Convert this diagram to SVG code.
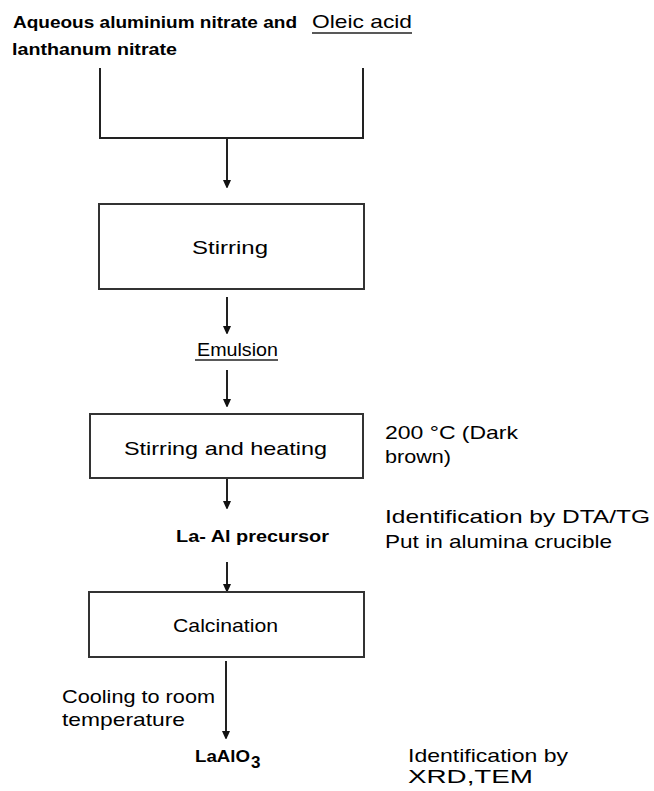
<svg xmlns="http://www.w3.org/2000/svg" width="654" height="791" viewBox="0 0 654 791">
<style>
.t{font-family:"Liberation Sans",Arial,sans-serif;font-size:19px;fill:#000}
.b{font-family:"Liberation Sans",Arial,sans-serif;font-size:17px;font-weight:bold;fill:#000}
.box{fill:#fff;stroke:#333;stroke-width:2}
.ln{fill:none;stroke:#222;stroke-width:2}
</style>
<defs>
<marker id="ah" markerWidth="8" markerHeight="11" refX="7" refY="5.5" orient="auto" markerUnits="userSpaceOnUse">
<path d="M0,1.5 L9,5.5 L0,9.5 Z" fill="#111"/>
</marker>
</defs>
<rect width="654" height="791" fill="#fff"/>
<g id="inputs">
<text class="b" x="13" y="28" textLength="284" lengthAdjust="spacingAndGlyphs">Aqueous aluminium nitrate and</text>
<text class="b" x="12" y="55" textLength="165" lengthAdjust="spacingAndGlyphs">lanthanum nitrate</text>
<text class="t" x="312" y="28" textLength="100" lengthAdjust="spacingAndGlyphs">Oleic acid</text>
<line x1="312" y1="33" x2="412" y2="33" stroke="#222" stroke-width="1.5"/>
</g>
<g id="connectors">
<path class="ln" d="M100,68 V138 H363 V68"/>
<line class="ln" x1="227" y1="138" x2="227" y2="187" marker-end="url(#ah)"/>
<line class="ln" x1="227" y1="297" x2="227" y2="333" marker-end="url(#ah)"/>
<line class="ln" x1="227" y1="370" x2="227" y2="406" marker-end="url(#ah)"/>
<line class="ln" x1="227" y1="478" x2="227" y2="508" marker-end="url(#ah)"/>
<line class="ln" x1="227" y1="562" x2="227" y2="591" marker-end="url(#ah)"/>
<line class="ln" x1="226" y1="661" x2="226" y2="738" marker-end="url(#ah)"/>
</g>
<g id="stirring">
<rect class="box" x="99" y="204" width="265" height="85"/>
<text class="t" x="192" y="254" textLength="76" lengthAdjust="spacingAndGlyphs">Stirring</text>
</g>
<g id="emulsion">
<text class="t" x="197" y="356" textLength="81" lengthAdjust="spacingAndGlyphs">Emulsion</text>
<line x1="195" y1="360" x2="278" y2="360" stroke="#222" stroke-width="1.5"/>
</g>
<g id="stirring-heating">
<rect class="box" x="90" y="414" width="273" height="64"/>
<text class="t" x="124" y="455" textLength="203" lengthAdjust="spacingAndGlyphs">Stirring and heating</text>
</g>
<g id="note-200">
<text class="t" x="385" y="439" textLength="133" lengthAdjust="spacingAndGlyphs">200 °C (Dark</text>
<text class="t" x="385" y="463" textLength="66" lengthAdjust="spacingAndGlyphs">brown)</text>
</g>
<g id="precursor">
<text class="b" x="176" y="542" textLength="153" lengthAdjust="spacingAndGlyphs">La- Al precursor</text>
</g>
<g id="note-dta">
<text class="t" x="385" y="523" textLength="265" lengthAdjust="spacingAndGlyphs">Identification by DTA/TG</text>
<text class="t" x="385" y="548" textLength="227" lengthAdjust="spacingAndGlyphs">Put in alumina crucible</text>
</g>
<g id="calcination">
<rect class="box" x="89" y="592" width="275" height="65"/>
<text class="t" x="173" y="632" textLength="105" lengthAdjust="spacingAndGlyphs">Calcination</text>
</g>
<g id="note-cooling">
<text class="t" x="62" y="703" textLength="153" lengthAdjust="spacingAndGlyphs">Cooling to room</text>
<text class="t" x="62" y="726" textLength="123" lengthAdjust="spacingAndGlyphs">temperature</text>
</g>
<g id="product">
<text class="b" x="195" y="762" font-size="18" textLength="55" lengthAdjust="spacingAndGlyphs">LaAlO</text>
<text class="b" x="251" y="768" font-size="16">3</text>
</g>
<g id="note-xrd">
<text class="t" x="408" y="762" textLength="160" lengthAdjust="spacingAndGlyphs">Identification by</text>
<text class="t" x="408" y="783" textLength="125" lengthAdjust="spacingAndGlyphs">XRD,TEM</text>
</g>
</svg>
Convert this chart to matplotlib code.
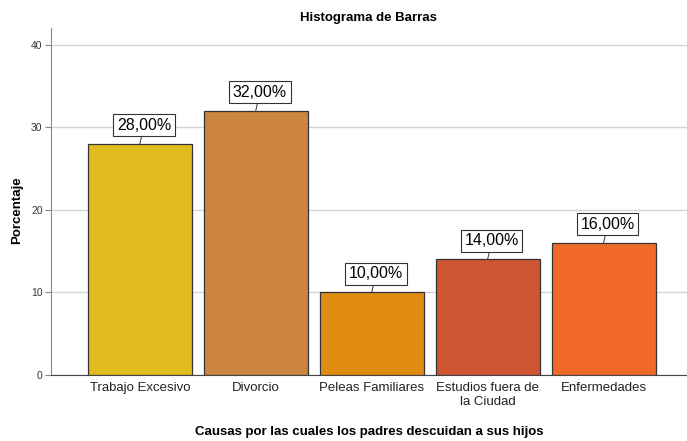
import matplotlib.pyplot as plt

plt.rcParams['font.family'] = ['Liberation Sans', 'DejaVu Sans']

categorias = ['Trabajo Excesivo', 'Divorcio', 'Peleas Familiares',
              'Estudios fuera de\nla Ciudad', 'Enfermedades']
porcentajes = [28.0, 32.0, 10.0, 14.0, 16.0]
colores = ['#E1BC1F', '#CC853F', '#E08C10', '#D05532', '#F26A2A']
etiquetas = ['28,00%', '32,00%', '10,00%', '14,00%', '16,00%']

fig = plt.figure(figsize=(6.87, 4.41), dpi=100)
ax = fig.add_axes([0.0742, 0.1497, 0.9258, 0.7868])

x = range(len(categorias))
ax.bar(x, porcentajes, width=0.897, color=colores, edgecolor='#333333', linewidth=0.9, zorder=3)

for i, (v, t) in enumerate(zip(porcentajes, etiquetas)):
    ax.annotate(t, xy=(i, v), xytext=(3, 8), textcoords='offset points',
                ha='center', va='bottom', fontsize=11.5, zorder=5,
                bbox=dict(boxstyle='square,pad=0.22', fc='white', ec='#333333', lw=0.8),
                arrowprops=dict(arrowstyle='-', color='#333333', lw=0.7, shrinkA=0, shrinkB=0))

ax.set_xlim(-0.767, 4.72)
ax.set_ylim(0, 42)
ax.set_yticks([0, 10, 20, 30, 40])
ax.yaxis.grid(True, color='#d4d4d4', linewidth=1, zorder=0)
ax.set_axisbelow(True)
ax.set_xticks(list(x))
ax.set_xticklabels(categorias, fontsize=9.5, color='#222222')
ax.tick_params(axis='x', length=0, pad=5)
ax.tick_params(axis='y', labelsize=7.5, length=4, color='#888888', labelcolor='#333333', pad=2)

for s in ['top', 'right']:
    ax.spines[s].set_visible(False)
ax.spines['left'].set_color('#888888')
ax.spines['bottom'].set_color('#444444')

fig.text(0.537, 1 - 18 / 441, 'Histograma de Barras', fontsize=9.5, fontweight='bold',
         ha='center', va='center')
fig.text(17 / 687, 1 - 210 / 441, 'Porcentaje', fontsize=9.5, fontweight='bold',
         rotation=90, ha='center', va='center')
fig.text(0.537, 1 - 432 / 441, 'Causas por las cuales los padres descuidan a sus hijos',
         fontsize=9.5, fontweight='bold', ha='center', va='center')

fig.savefig('out.png', dpi=100)
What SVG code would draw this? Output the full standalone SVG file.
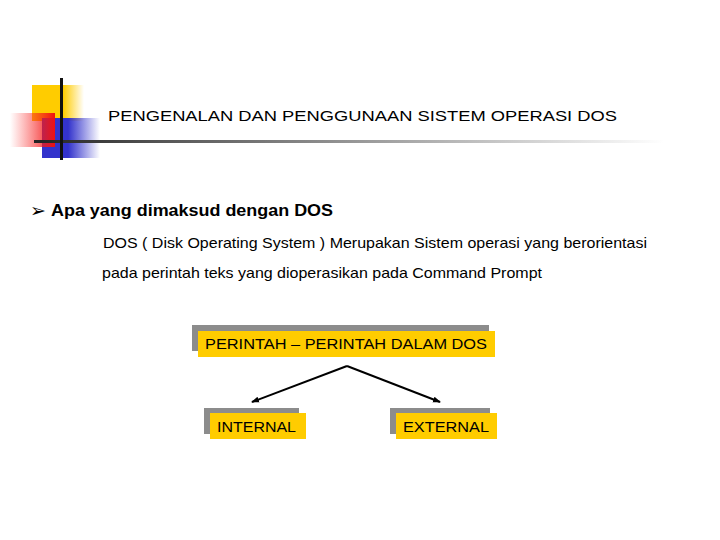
<svg xmlns="http://www.w3.org/2000/svg" width="720" height="540" viewBox="0 0 720 540">
<style>
.t{font-family:"Liberation Sans",Arial,sans-serif;fill:#000}
.shadow{fill:#8c8c8c}
.box{fill:#ffcc00}
.conn{stroke:#000;stroke-width:2;fill:none;marker-end:url(#ah)}
</style>
<defs>
<marker id="ah" markerWidth="8" markerHeight="8" refX="7" refY="4" orient="auto" markerUnits="userSpaceOnUse">
<path d="M0,1 L8,4 L0,7 Z" fill="#000"/>
</marker>
<linearGradient id="gy" x1="0" x2="1" y1="0" y2="0">
<stop offset="0" stop-color="#ffcc00"/><stop offset="0.6" stop-color="#ffcc00"/><stop offset="1" stop-color="#ffcc00" stop-opacity="0"/>
</linearGradient>
<linearGradient id="gr" x1="0" x2="1" y1="0" y2="0">
<stop offset="0" stop-color="#ff3333" stop-opacity="0"/><stop offset="1" stop-color="#ee1111"/>
</linearGradient>
<linearGradient id="gb" x1="0" x2="1" y1="0" y2="0">
<stop offset="0" stop-color="#3333cc"/><stop offset="0.45" stop-color="#3333cc"/><stop offset="1" stop-color="#3333cc" stop-opacity="0"/>
</linearGradient>
<linearGradient id="gl" x1="0" x2="1" y1="0" y2="0">
<stop offset="0" stop-color="#222"/><stop offset="0.2" stop-color="#555"/><stop offset="1" stop-color="#fff"/>
</linearGradient>
</defs>
<rect width="720" height="540" fill="#fff"/>
<g id="decor">
<rect x="32" y="85" width="52" height="36" fill="url(#gy)"/>
<rect x="42" y="118" width="58" height="40" fill="url(#gb)"/>
<rect x="10" y="113" width="45" height="34" fill="url(#gr)"/>
<rect x="34" y="140" width="630" height="3" fill="url(#gl)"/>
<rect x="60" y="78" width="3" height="82" fill="#111"/>
</g>
<text class="t" x="108" y="121" font-size="15.5" textLength="509" lengthAdjust="spacingAndGlyphs">PENGENALAN DAN PENGGUNAAN SISTEM OPERASI DOS</text>
<text x="30" y="217" font-size="19" font-family="DejaVu Sans,sans-serif">➢</text>
<text class="t" x="51" y="216" font-size="16" font-weight="bold" textLength="282" lengthAdjust="spacingAndGlyphs">Apa yang dimaksud dengan DOS</text>
<text class="t" x="103" y="248" font-size="14.5" textLength="544" lengthAdjust="spacingAndGlyphs">DOS ( Disk Operating System ) Merupakan Sistem operasi yang berorientasi</text>
<text class="t" x="102" y="278" font-size="14.5" textLength="440" lengthAdjust="spacingAndGlyphs">pada perintah teks yang dioperasikan pada Command Prompt</text>
<g id="n-perintah">
<rect class="shadow" x="192" y="325" width="297" height="26"/>
<rect class="box" x="198" y="331" width="297" height="26"/>
<text class="t" x="205" y="348.5" font-size="14" textLength="282" lengthAdjust="spacingAndGlyphs">PERINTAH – PERINTAH DALAM DOS</text>
</g>
<g id="n-internal">
<rect class="shadow" x="204" y="408" width="95" height="26"/>
<rect class="box" x="210" y="413" width="96" height="26"/>
<text class="t" x="217" y="432" font-size="14" textLength="79" lengthAdjust="spacingAndGlyphs">INTERNAL</text>
</g>
<g id="n-external">
<rect class="shadow" x="390" y="408" width="100" height="26"/>
<rect class="box" x="396" y="413" width="101" height="26"/>
<text class="t" x="403" y="432" font-size="14" textLength="86" lengthAdjust="spacingAndGlyphs">EXTERNAL</text>
</g>
<g id="connectors">
<line class="conn" x1="347" y1="366" x2="252" y2="402"/>
<line class="conn" x1="347" y1="366" x2="440" y2="402"/>
</g>
</svg>
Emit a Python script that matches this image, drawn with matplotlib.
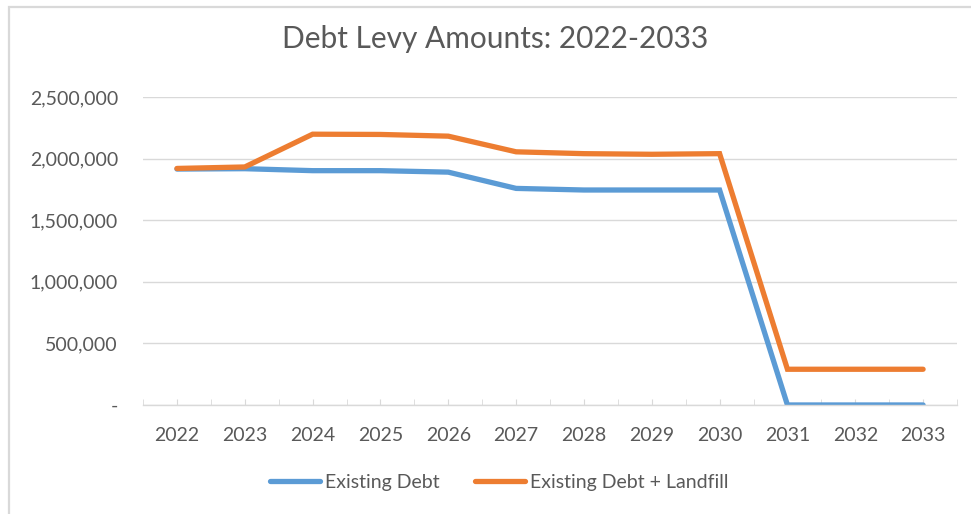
import matplotlib
matplotlib.use("Agg")
import matplotlib.pyplot as plt
from matplotlib.ticker import FuncFormatter, MultipleLocator
from matplotlib.patches import Rectangle

years = ['2022', '2023', '2024', '2025', '2026', '2027', '2028', '2029', '2030', '2031', '2032', '2033']
existing_debt = [1915000, 1918000, 1902000, 1902000, 1890000, 1758000, 1745000, 1745000, 1745000, 0, 0, 0]
debt_plus_landfill = [1920000, 1932000, 2198000, 2196000, 2182000, 2055000, 2040000, 2035000, 2040000, 290000, 290000, 290000]

text_color = "#595959"
grid_color = "#D9D9D9"
plt.rcParams['font.family'] = ['Lato', 'DejaVu Sans']

fig = plt.figure(figsize=(9.71, 5.14), dpi=100)
ax = fig.add_axes([0.1473, 0.2121, 0.8383, 0.5992])

x = list(range(len(years)))
ax.plot(x, existing_debt, color="#5B9BD5", lw=3.8, solid_capstyle='round', solid_joinstyle='miter', label="Existing Debt")
ax.plot(x, debt_plus_landfill, color="#ED7D31", lw=3.8, solid_capstyle='round', solid_joinstyle='miter', label="Existing Debt + Landfill")

ax.set_xlim(-0.5, len(years) - 0.5)
ax.set_ylim(0, 2500000)
ax.set_xticks(x)
ax.set_xticklabels(years)
ax.xaxis.set_minor_locator(MultipleLocator(1, offset=0.5))
ax.yaxis.set_major_locator(MultipleLocator(500000))
ax.yaxis.set_major_formatter(FuncFormatter(lambda v, p: "-" if v == 0 else f"{int(v):,}"))

ax.grid(axis='y', color=grid_color, lw=1)
ax.set_axisbelow(True)
for s in ['top', 'right', 'left']:
    ax.spines[s].set_visible(False)
ax.spines['bottom'].set_color(grid_color)
ax.spines['bottom'].set_linewidth(1)

ax.tick_params(axis='x', which='both', direction='in', length=4, color=grid_color, labelsize=14, labelcolor=text_color, pad=16)
ax.tick_params(axis='y', length=0, labelsize=14, labelcolor=text_color, pad=18)

fig.text(0.51, 0.9066, "Debt Levy Amounts: 2022-2033", ha='center', va='baseline', fontsize=21.5, color=text_color)

fig.legend(loc='center', bbox_to_anchor=(0.514, 0.062), ncol=2, frameon=False, fontsize=14,
           labelcolor=text_color, handlelength=2.6, handletextpad=0.25, columnspacing=1.8)

# chart frame
fig.patches.append(Rectangle((9 / 971, -0.1), 1.2, 1.1 - 7 / 514, transform=fig.transFigure,
                             fill=False, edgecolor=grid_color, lw=1.6))

fig.savefig("out.png", dpi=100)
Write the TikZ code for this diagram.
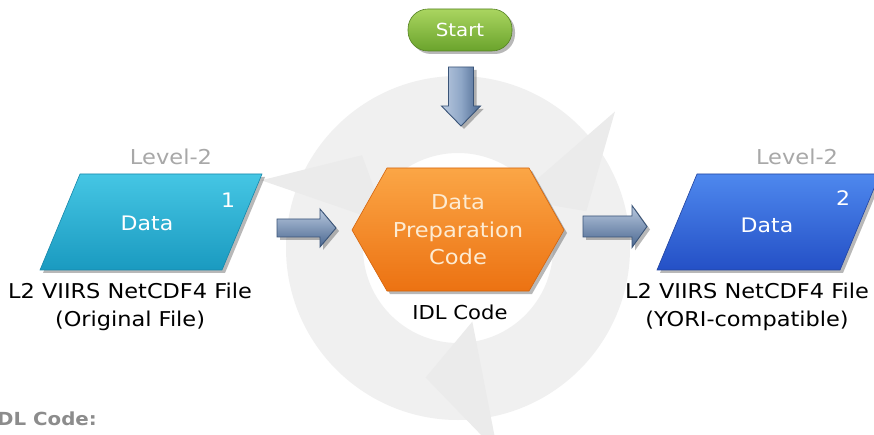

++++++

Go up to the line with "Convert this chart to matplotlib code." and retype exactly from there through the line with "plt.rcParams['font.family'] = ['Liberation". Leave out pictures.

(Solution to this task):
Convert this chart to matplotlib code.
import matplotlib.pyplot as plt

plt.rcParams['font.family'] = ['Liberation Sans', 'DejaVu Sans']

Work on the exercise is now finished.